Yes, it’s nice to be back!
You’ve asked a tough question! I approach diamonds in terms of their depth of scratch. Diamond plates abrade the deepest, next are diamond films, then strops. This holds true regardless of the grit size. For example, if you take a 3 micron DMT diamond plate, a 3 micron film, and a 4 micron loaded strop, you will see the wide range of scratch differences. I’ve taken the liberty to do that for you…
The first picture is a control pic, having progressed (quickly and dirty) through a 400, 2K Chosera, then a 5K, 15K, 30K Shapton.
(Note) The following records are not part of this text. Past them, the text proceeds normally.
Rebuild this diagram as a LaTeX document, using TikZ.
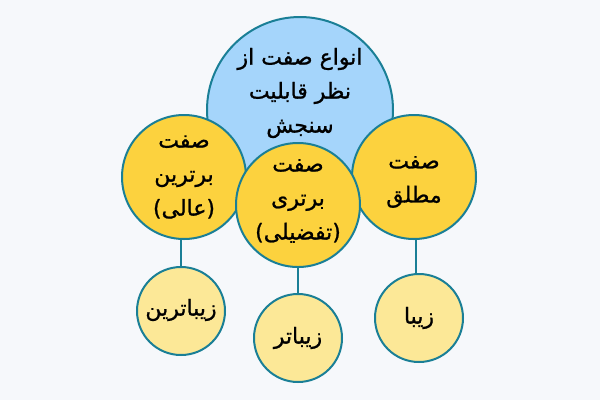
\documentclass[tikz,border=0pt]{standalone}
\usepackage{fontspec}
\TeXXeTstate=1
\newfontfamily\arabicfont[Script=Arabic,FakeBold=1]{DejaVu Sans}
\definecolor{bg}{HTML}{F6F8FB}
\definecolor{edge}{HTML}{1A7F96}
\definecolor{skyfill}{HTML}{A5D5FB}
\definecolor{goldfill}{HTML}{FCD23E}
\definecolor{palefill}{HTML}{FCE897}
\tikzset{
  bubble/.style={circle, draw=edge, line width=2pt, inner sep=0pt},
  rootbubble/.style={bubble, fill=skyfill, minimum size=186pt},
  midbubble/.style={bubble, fill=goldfill, minimum size=124pt},
  leafbubble/.style={bubble, fill=palefill, minimum size=88pt},
  txt/.style={align=center, inner sep=0pt, font=\arabicfont\fontsize{22}{34}\selectfont},
  link/.style={draw=edge, line width=2pt}
}
\begin{document}
\begin{tikzpicture}[x=1pt,y=-1pt]
\fill[bg] (0,0) rectangle (600,400);
\useasboundingbox (0,0) rectangle (600,400);
\node[rootbubble] (root) at (300,110) {};
\node[txt] (roottext) at ([yshift=17pt]root.center) {\beginR انواع صفت از\endR\\\beginR نظر قابلیت\endR\\\beginR سنجش\endR};
\node[midbubble] (sup) at (184,177) {};
\node[txt] (suptext) at ([yshift=0pt]sup.center) {\beginR صفت\endR\\\beginR برترین\endR\\\beginR (عالی)\endR};
\node[midbubble] (abs) at (414,177) {};
\node[txt] (abstext) at ([yshift=-5pt]abs.center) {\beginR صفت\endR\\\beginR مطلق\endR};
\node[midbubble] (cmp) at (298,205) {};
\node[txt] (cmptext) at ([yshift=4pt]cmp.center) {\beginR صفت\endR\\\beginR برتری\endR\\\beginR (تفضیلی)\endR};
\node[leafbubble] (leafa) at (181,311) {};
\node[txt] (leafatext) at ([yshift=1pt]leafa.center) {\beginR زیباترین\endR};
\node[leafbubble] (leafb) at (298,338) {};
\node[txt] (leafbtext) at ([yshift=0pt]leafb.center) {\beginR زیباتر\endR};
\node[leafbubble] (leafc) at (419,318) {};
\node[txt] (leafctext) at ([yshift=0pt]leafc.center) {\beginR زیبا\endR};
\draw[link] (sup.south -| leafa) -- (leafa.north);
\draw[link] (cmp.south) -- (leafb.north);
\draw[link] (abs.south -| 416,0) -- (leafc.north -| 416,0);
\end{tikzpicture}
\end{document}
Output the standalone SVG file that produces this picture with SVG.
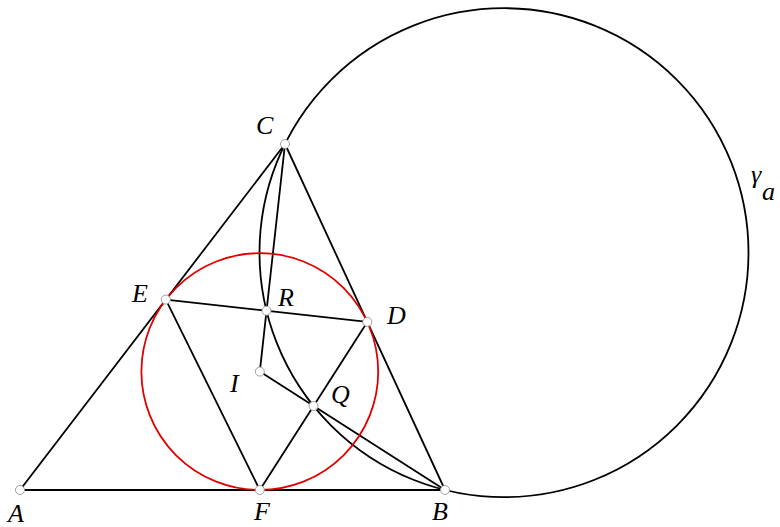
<svg xmlns="http://www.w3.org/2000/svg" width="780" height="527" viewBox="0 0 780 527">
<style>
.ln{stroke:#000;stroke-width:1.8;fill:none;stroke-linecap:round}
.inc{stroke:#e00000;stroke-width:1.8;fill:none}
.pt{fill:#fff;stroke:#a0a0a0;stroke-width:1}
.lb{font-style:italic;font-size:26px;fill:#000}
</style>
<rect width="780" height="527" fill="#fff"/>
<g id="connectors">
<line class="ln" x1="20" y1="490" x2="445" y2="490"/>
<line class="ln" x1="445" y1="490" x2="285" y2="144"/>
<line class="ln" x1="285" y1="144" x2="20" y2="490"/>
<line class="ln" x1="165.8" y1="299.6" x2="367.3" y2="321.9"/>
<line class="ln" x1="165.8" y1="299.6" x2="259.8" y2="490"/>
<line class="ln" x1="259.8" y1="490" x2="367.3" y2="321.9"/>
<line class="ln" x1="285" y1="144" x2="259.8" y2="371.6"/>
<line class="ln" x1="259.8" y1="371.6" x2="445" y2="490"/>
<circle id="gamma_a" class="ln" cx="504" cy="252.7" r="244.5"/>
<circle id="incircle" class="inc" cx="259.8" cy="371.6" r="118.4"/>
</g>
<g font-family="Liberation Serif, Times New Roman, serif">
<g id="A"><circle class="pt" cx="20" cy="490" r="4.5"/><text class="lb" x="8" y="522">A</text></g>
<g id="B"><circle class="pt" cx="445" cy="490" r="4.5"/><text class="lb" x="432" y="520">B</text></g>
<g id="C"><circle class="pt" cx="285" cy="144" r="4.5"/><text class="lb" x="256" y="134">C</text></g>
<g id="D"><circle class="pt" cx="367.3" cy="321.9" r="4.5"/><text class="lb" x="387" y="324">D</text></g>
<g id="E"><circle class="pt" cx="165.8" cy="299.6" r="4.5"/><text class="lb" x="132" y="302">E</text></g>
<g id="F"><circle class="pt" cx="259.8" cy="490" r="4.5"/><text class="lb" x="254" y="520">F</text></g>
<g id="I"><circle class="pt" cx="259.8" cy="371.6" r="4.5"/><text class="lb" x="230" y="392">I</text></g>
<g id="R"><circle class="pt" cx="266.5" cy="310.7" r="4.5"/><text class="lb" x="278" y="306">R</text></g>
<g id="Q"><circle class="pt" cx="313.5" cy="406" r="4.5"/><text class="lb" x="331" y="403">Q</text></g>
<g id="gamma_label"><text class="lb" x="751" y="183">γ</text><text class="lb" x="762" y="200">a</text></g>
</g>
</svg>
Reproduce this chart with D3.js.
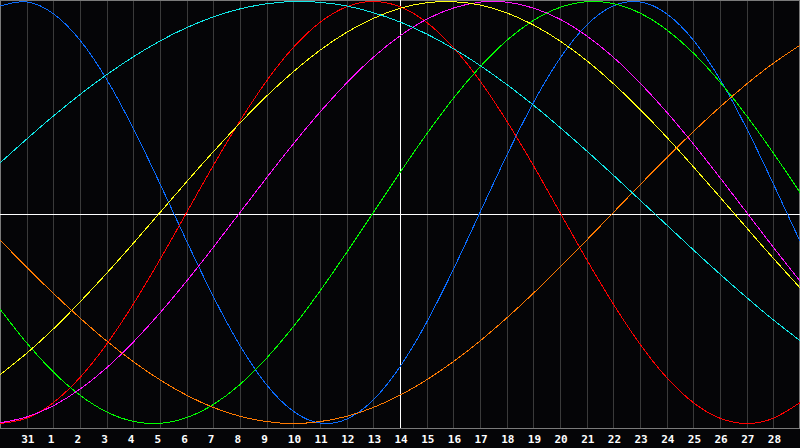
<!DOCTYPE html>
<html>
<head>
<meta charset="utf-8">
<script src="https://cdn.jsdelivr.net/npm/d3@7"></script>
<style>
  html, body { margin: 0; padding: 0; background: #050507; }
  svg { display: block; }
</style>
</head>
<body>
<div id="chart"></div>
<script>
// jours affichés sous les graduations (index 1..29)
const dayLabels = [31, 1, 2, 3, 4, 5, 6, 7, 8, 9, 10, 11, 12, 13, 14, 15, 16, 17, 18, 19, 20, 21, 22, 23, 24, 25, 26, 27, 28];

// valeurs, un point par jour (index 0..30)
const physical = [0.979, 0.998, 0.942, 0.817, 0.631, 0.398, 0.136, -0.136, -0.398, -0.631, -0.817, -0.942, -0.998, -0.979, -0.888, -0.731, -0.520, -0.270, 0, 0.270, 0.520, 0.731, 0.888, 0.979, 0.998, 0.942, 0.817, 0.631, 0.398, 0.136, -0.136];
const emotional = [-1, -0.975, -0.901, -0.782, -0.624, -0.434, -0.223, 0, 0.223, 0.434, 0.624, 0.782, 0.901, 0.975, 1, 0.975, 0.901, 0.782, 0.624, 0.434, 0.223, 0, -0.223, -0.434, -0.624, -0.782, -0.901, -0.975, -1, -0.975, -0.901];
const intellectual = [-0.458, -0.618, -0.756, -0.866, -0.945, -0.990, -0.999, -0.972, -0.910, -0.815, -0.690, -0.541, -0.372, -0.189, 0, 0.189, 0.372, 0.541, 0.690, 0.815, 0.910, 0.972, 0.999, 0.990, 0.945, 0.866, 0.756, 0.618, 0.458, 0.282, 0.095];
const intuitive = [-0.997, -0.969, -0.916, -0.837, -0.736, -0.614, -0.476, -0.325, -0.165, 0, 0.165, 0.325, 0.476, 0.614, 0.736, 0.837, 0.916, 0.969, 0.997, 0.997, 0.969, 0.916, 0.837, 0.736, 0.614, 0.476, 0.325, 0.165, 0, -0.165, -0.325];
const aesthetic = [-0.769, -0.667, -0.552, -0.424, -0.288, -0.146, 0, 0.146, 0.288, 0.424, 0.552, 0.667, 0.769, 0.854, 0.920, 0.968, 0.994, 0.999, 0.983, 0.946, 0.889, 0.813, 0.720, 0.611, 0.489, 0.357, 0.217, 0.073, -0.073, -0.217, -0.357];
const awareness = [-0.131, -0.259, -0.383, -0.5, -0.609, -0.707, -0.793, -0.866, -0.924, -0.966, -0.991, -1, -0.991, -0.966, -0.924, -0.866, -0.793, -0.707, -0.609, -0.5, -0.383, -0.259, -0.131, 0, 0.131, 0.259, 0.383, 0.5, 0.609, 0.707, 0.793];
const spiritual = [0.235, 0.348, 0.457, 0.559, 0.653, 0.738, 0.813, 0.876, 0.927, 0.965, 0.989, 1.000, 0.996, 0.979, 0.947, 0.903, 0.846, 0.777, 0.697, 0.607, 0.509, 0.403, 0.292, 0.177, 0.059, -0.059, -0.177, -0.292, -0.403, -0.509, -0.607];

const seriesNames = ["physical", "emotional", "intellectual", "intuitive", "aesthetic", "awareness", "spiritual"];
const seriesValues = [physical, emotional, intellectual, intuitive, aesthetic, awareness, spiritual];
const seriesColors = ["#0a6cff", "#ff0000", "#00ff00", "#ff10ff", "#ffff10", "#ff7a00", "#10e8e8"];

const todayIndex = 15; // le 14

const width = 800, height = 448;
const plotBottom = 428;

const svg = d3.select("#chart").append("svg")
    .attr("width", width)
    .attr("height", height)
    .style("background", "#050507");

const x = d3.scaleLinear().domain([0, 30]).range([0, 800]);
const y = d3.scaleLinear().domain([-1, 1]).range([423.5, 1.5]);

// --- Grille verticale ---
const gridAxis = d3.axisBottom(x)
    .tickValues(d3.range(1, 30))
    .tickSize(-plotBottom)
    .tickFormat("");

svg.append("g")
    .attr("transform", `translate(0,${plotBottom})`)
    .call(gridAxis)
    .call(g => g.select(".domain").remove())
    .call(g => g.selectAll("line")
        .attr("stroke", "#3a3a3a")
        .attr("shape-rendering", "crispEdges"));

// --- Cadre ---
svg.append("rect")
    .attr("x", 0.5)
    .attr("y", 0.5)
    .attr("width", 798.5)
    .attr("height", plotBottom - 0.5)
    .attr("fill", "none")
    .attr("stroke", "#7a7a7a")
    .attr("shape-rendering", "crispEdges");

// --- Croix blanche (aujourd'hui / ligne zéro) ---
svg.append("line")
    .attr("x1", x(todayIndex)).attr("x2", x(todayIndex))
    .attr("y1", 0).attr("y2", plotBottom)
    .attr("stroke", "#ffffff")
    .attr("shape-rendering", "crispEdges");

svg.append("line")
    .attr("x1", 0).attr("x2", 800)
    .attr("y1", 214).attr("y2", 214)
    .attr("stroke", "#ffffff")
    .attr("shape-rendering", "crispEdges");

// --- Courbes ---
const line = d3.line()
    .x((d, i) => x(i))
    .y(d => y(d))
    .curve(d3.curveNatural);

svg.append("g")
    .attr("fill", "none")
    .attr("stroke-width", 1)
    .selectAll("path")
    .data(seriesValues)
    .join("path")
    .attr("class", (d, i) => seriesNames[i])
    .attr("stroke", (d, i) => seriesColors[i])
    .attr("shape-rendering", "crispEdges")
    .attr("d", line);

// --- Etiquettes des jours ---
const labelAxis = d3.axisBottom(x)
    .tickValues(d3.range(1, 30))
    .tickSize(0)
    .tickFormat(i => dayLabels[i - 1]);

svg.append("g")
    .attr("transform", `translate(0,${plotBottom})`)
    .call(labelAxis)
    .call(g => g.select(".domain").remove())
    .call(g => g.selectAll("text")
        .attr("fill", "#ffffff")
        .attr("text-anchor", "start")
        .attr("x", -6)
        .attr("y", 15)
        .attr("dy", 0)
        .attr("font-family", "'DejaVu Sans Mono', monospace")
        .attr("font-weight", "bold")
        .attr("font-size", 11));
</script>
</body>
</html>
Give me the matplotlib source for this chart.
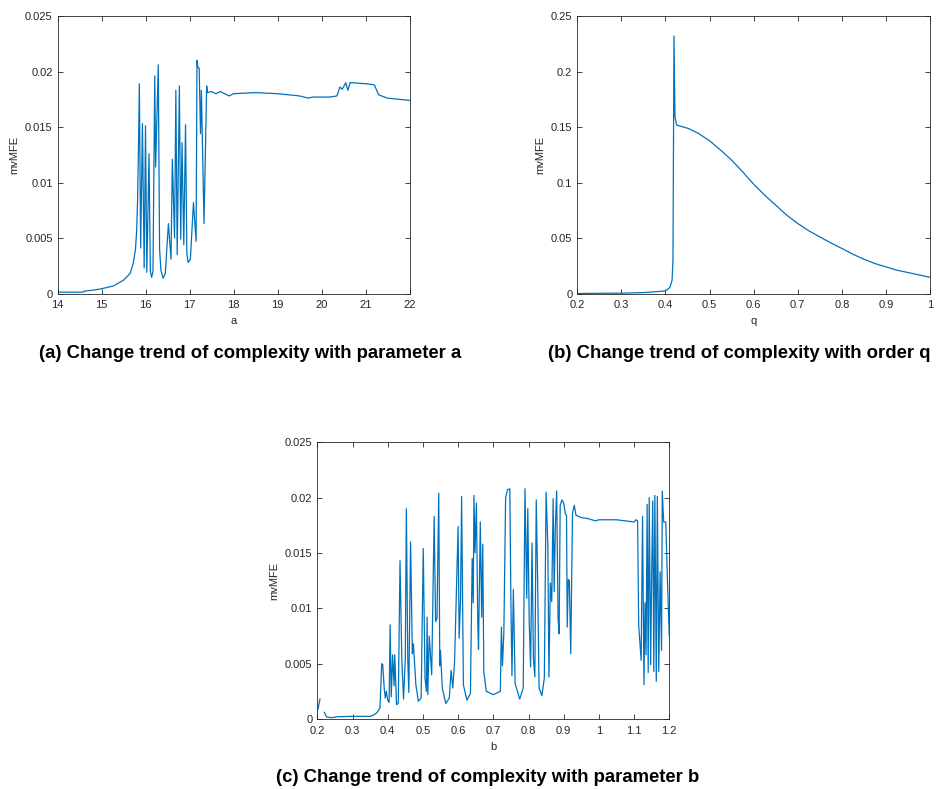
import numpy as np
import matplotlib
matplotlib.use("Agg")
import matplotlib.pyplot as plt
from matplotlib.ticker import FuncFormatter

plt.rcParams['font.family'] = ['Liberation Sans', 'DejaVu Sans']

LINE = '#0072BD'
TXT = '#262626'

# ---------------- (a) mvMFE vs parameter a ----------------
a_x = [14.0, 14.3, 14.58, 14.6, 14.8, 14.97, 15.27, 15.5, 15.65, 15.72, 15.77, 15.8, 15.82, 15.84, 15.86,
       15.89, 15.93, 15.97, 16.0, 16.03, 16.08, 16.11, 16.14, 16.17, 16.21, 16.23, 16.29,
       16.32, 16.35, 16.4, 16.45, 16.52, 16.58, 16.61, 16.66, 16.69, 16.72, 16.77, 16.80, 16.83,
       16.87, 16.91, 16.94, 16.97, 17.02, 17.09, 17.15, 17.17, 17.19, 17.22, 17.25, 17.27,
       17.33, 17.39, 17.41, 17.5, 17.6, 17.7, 17.8, 17.9, 18.0, 18.5, 19.0, 19.5, 19.7,
       19.8, 20.2, 20.35, 20.42, 20.47, 20.5, 20.55, 20.6, 20.65, 21.0, 21.2, 21.3, 21.5, 22.0]
a_y = [0.00012, 0.00012, 0.00012, 0.0002, 0.0003, 0.0004, 0.00068, 0.0012, 0.0018, 0.0027, 0.0039, 0.0057, 0.0084, 0.013, 0.0189,
       0.0041, 0.0153, 0.0023, 0.0151, 0.0019, 0.0126, 0.0020, 0.00146, 0.0020, 0.0196, 0.0114, 0.0206,
       0.0040, 0.0021, 0.00137, 0.0018, 0.0063, 0.0031, 0.0121, 0.0050, 0.0183, 0.0035, 0.0187, 0.0049, 0.0136,
       0.0044, 0.0152, 0.0036, 0.0028, 0.0031, 0.0082, 0.0047, 0.0210, 0.0204, 0.0203, 0.0144, 0.0183,
       0.0063, 0.0187, 0.0181, 0.0182, 0.0180, 0.0182, 0.0180, 0.0178, 0.0180, 0.0181, 0.0180, 0.0178, 0.0176,
       0.0177, 0.0177, 0.0178, 0.0186, 0.0184, 0.0186, 0.0190, 0.0183, 0.0190, 0.0189, 0.0188, 0.0179, 0.0176, 0.0174]

# ---------------- (b) mvMFE vs order q ----------------
q_x = [0.2, 0.25, 0.3, 0.35, 0.4, 0.41, 0.415, 0.417, 0.418, 0.4193, 0.4215, 0.4254, 0.4518, 0.475, 0.5,
       0.525, 0.55, 0.575, 0.6, 0.625, 0.65, 0.675, 0.7, 0.725, 0.75, 0.775, 0.8, 0.825, 0.85, 0.875,
       0.9, 0.925, 0.95, 1.0]
q_y = [0.0, 0.0002, 0.0003, 0.0008, 0.0023, 0.0054, 0.012, 0.03, 0.12, 0.232, 0.159, 0.1517, 0.1487, 0.1442, 0.1376,
       0.1292, 0.1202, 0.1096, 0.0985, 0.0886, 0.0796, 0.0706, 0.0631, 0.0565, 0.0510, 0.0456, 0.0406, 0.0354, 0.0309, 0.0270,
       0.0240, 0.0210, 0.0189, 0.0146]

# ---------------- (c) mvMFE vs parameter b ----------------
b_x = [0.202, 0.2076, 0.214, 0.22, 0.2265, 0.24, 0.255, 0.3, 0.35, 0.36, 0.37, 0.378, 0.383, 0.386,
       0.39, 0.393, 0.396, 0.4, 0.404, 0.407, 0.41, 0.414, 0.418, 0.42, 0.425, 0.43, 0.435, 0.44,
       0.445, 0.45, 0.453, 0.457, 0.46, 0.465, 0.47, 0.473, 0.48, 0.487, 0.495, 0.501, 0.506, 0.51,
       0.512, 0.514, 0.518, 0.525, 0.528, 0.532, 0.536, 0.54, 0.545, 0.548, 0.55, 0.555, 0.565,
       0.575, 0.58, 0.585, 0.59, 0.6, 0.603, 0.607, 0.61, 0.615, 0.625, 0.635, 0.64, 0.643, 0.645,
       0.648, 0.652, 0.656, 0.658, 0.663, 0.667, 0.67, 0.673, 0.68, 0.7, 0.72, 0.723, 0.726, 0.73,
       0.735, 0.74, 0.747, 0.75, 0.753, 0.757, 0.762, 0.775, 0.785, 0.79, 0.795, 0.798, 0.802,
       0.806, 0.81, 0.814, 0.818, 0.822, 0.826, 0.83, 0.838, 0.845, 0.85, 0.855, 0.858, 0.862,
       0.866, 0.87, 0.873, 0.876, 0.88, 0.884, 0.887, 0.89, 0.895, 0.9, 0.905, 0.908, 0.91, 0.913,
       0.916, 0.92, 0.925, 0.93, 0.935, 0.95, 0.97, 0.98, 0.99, 1.0, 1.05, 1.1, 1.105, 1.11, 1.113,
       1.12, 1.124, 1.128, 1.131, 1.134, 1.137, 1.14, 1.143, 1.147, 1.15, 1.153, 1.156, 1.159,
       1.163, 1.166, 1.17, 1.174, 1.178, 1.18, 1.184, 1.19, 1.195, 1.2]
b_y = [0.0009, 0.0018, np.nan, 0.0006, 0.00018, 0.00012, 0.0002, 0.00024, 0.00024, 0.00036, 0.0006, 0.001, 0.0050, 0.0049,
       0.0028, 0.0019, 0.0025, 0.0017, 0.0015, 0.0085, 0.0020, 0.0058, 0.0030, 0.0058, 0.0013, 0.0014, 0.0143, 0.0055,
       0.0018, 0.0055, 0.0190, 0.0055, 0.0024, 0.0160, 0.0059, 0.0068, 0.0031, 0.0016, 0.0019, 0.0154, 0.0037, 0.0025,
       0.0092, 0.0022, 0.0075, 0.0040, 0.0101, 0.0183, 0.0088, 0.0091, 0.0204, 0.0048, 0.0062, 0.0028, 0.0014,
       0.0019, 0.0044, 0.0028, 0.0052, 0.0174, 0.0073, 0.0109, 0.0201, 0.0031, 0.0017, 0.0023, 0.0145, 0.0105, 0.0202,
       0.0150, 0.0195, 0.0085, 0.0063, 0.0178, 0.0092, 0.0158, 0.0043, 0.0025, 0.0022, 0.0025, 0.0083, 0.0048, 0.0078,
       0.0200, 0.0207, 0.0208, 0.0106, 0.0039, 0.0117, 0.0032, 0.0018, 0.0028, 0.0208, 0.0109, 0.0190, 0.0088,
       0.0047, 0.0159, 0.0055, 0.0038, 0.0198, 0.0124, 0.0028, 0.0021, 0.0037, 0.0205, 0.0156, 0.0038, 0.0123,
       0.0106, 0.0199, 0.0115, 0.0171, 0.0206, 0.0091, 0.0077, 0.0193, 0.0198, 0.0195, 0.0185, 0.0184, 0.0083, 0.0126,
       0.0125, 0.0059, 0.0186, 0.0193, 0.0184, 0.0182, 0.0181, 0.0180, 0.0179, 0.0180, 0.0180, 0.0178, 0.0180, 0.0179, 0.0085,
       0.0053, 0.0183, 0.0031, 0.0105, 0.0058, 0.0194, 0.0042, 0.0200, 0.0049, 0.0133, 0.0197, 0.0043, 0.0202,
       0.0034, 0.0201, 0.0043, 0.0133, 0.0062, 0.0206, 0.0178, 0.0178, 0.0122, 0.0075]

a_ticks = [14, 15, 16, 17, 18, 19, 20, 21, 22]
q_ticks = [0.2, 0.3, 0.4, 0.5, 0.6, 0.7, 0.8, 0.9, 1.0]
b_ticks = [0.2, 0.3, 0.4, 0.5, 0.6, 0.7, 0.8, 0.9, 1.0, 1.1, 1.2]
small_yticks = [0, 0.005, 0.01, 0.015, 0.02, 0.025]
big_yticks = [0, 0.05, 0.1, 0.15, 0.2, 0.25]

captions = ["(a) Change trend of complexity with parameter a",
            "(b) Change trend of complexity with order q",
            "(c) Change trend of complexity with parameter b"]

W, H = 936, 789
fig = plt.figure(figsize=(W / 100, H / 100), dpi=100)


def px_axes(x0, y0, x1, y1):
    return fig.add_axes([x0 / W, 1 - y1 / H, (x1 - x0) / W, (y1 - y0) / H])


fmt = FuncFormatter(lambda v, p: ('%g' % round(v, 6)))


def style(ax, xt, yt, xlabel):
    ax.set_xticks(xt)
    ax.set_yticks(yt)
    ax.set_xlim(xt[0], xt[-1])
    ax.set_ylim(yt[0], yt[-1])
    ax.xaxis.set_major_formatter(fmt)
    ax.yaxis.set_major_formatter(fmt)
    ax.tick_params(direction='in', top=True, right=True, length=3.5, width=0.6,
                   labelsize=8, colors=TXT)
    ax.tick_params(axis='x', pad=5)
    ax.tick_params(axis='y', pad=3.5)
    for s in ax.spines.values():
        s.set_linewidth(0.6)
        s.set_color(TXT)
    ax.set_xlabel(xlabel, fontsize=8, color=TXT, labelpad=4)
    ax.set_ylabel('mvMFE', fontsize=8, color=TXT, labelpad=4)


axA = px_axes(57.5, 16, 409.5, 293.5)
axA.plot(a_x, a_y, color=LINE, lw=0.9)
style(axA, a_ticks, small_yticks, 'a')

axB = px_axes(577.3, 16, 930, 293.5)
axB.plot(q_x, q_y, color=LINE, lw=0.9)
style(axB, q_ticks, big_yticks, 'q')

axC = px_axes(317.3, 442.3, 669.3, 719)
axC.plot(b_x, b_y, color=LINE, lw=0.9)
style(axC, b_ticks, small_yticks, 'b')

fig.text(250 / W, 1 - 353 / H, captions[0], ha='center', va='center', fontsize=13.3, fontweight='bold')
fig.text(548 / W, 1 - 353 / H, captions[1], ha='left', va='center', fontsize=13.3, fontweight='bold')
fig.text(488 / W, 1 - 778 / H, captions[2], ha='center', va='center', fontsize=13.3, fontweight='bold')

fig.savefig('out.png', dpi=100)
Ignore the edge, as this was just a bevel experiment to show scratches. I hit the DMT EE for 50 strokes, then reset the edge with the 2K, 5K, 15K, 30K. Then 50 strokes with the 3 micron Jende Diamond Film, reset the edge again from 2K through 30K, and then used the Jende Nanocloth strop with 4 micron poly diamond emulsion for 50 strokes.
[attachment file=“1. start 30K Pro 0.5 micron.jpg”]
[attachment file=“2. DMT EE 3 micron x 50.jpg”]
[attachment file=“3. Jende diamond film 3 micron x 50.jpg”]
[attachment file=“4. Jende poly emulsion 4 micron x 50.jpg”]
The 30K is the white part of the control picture. The residual scratches you see are from lower grits. Like I said, it was quick and dirty…You can plainly see the DMT aggression - the mirror finish is completely removed, and at the macro level, the scratches are very visible. With the 3 micron diamond film, you clearly have scratches that do not disrupt the mirror finish, and actually look much better than the control pic! and at the 4 micron poly emulsion (close enough to 3 micron), the scratches at the angle are there, they are just minimal depth.
So to put this all together, I like plates for aggression, films for general use, including minor aggression (we have 80 micron down to 0.5 micron, so it basically acts as sharpening stones, which are slightly more aggressive than films), and strops for finishing.
As for which strops when, I personally prefer nanocloth strops with emulsions or sprays, and I reserve the clean roo and cow for final stropping only.
I hope I answered the question.. ![]()
Thanks a lot, Tom. That all makes very good sense and gives good advice. (And I knew strops are a lot less aggressive than stones, but to be honest I had no clue about films.)
Still one question about the photographs of the film and the poly-emulsion. To be honest, the result of the 3 micron film looks at least as smooth to me as that of the 4 micron strops. I know the stropping compound is 4 micron and the film 3, but I’d expect the strops to result in a smoother surface. Is it my eyes? Or the focal depth of the photographs? Or something else?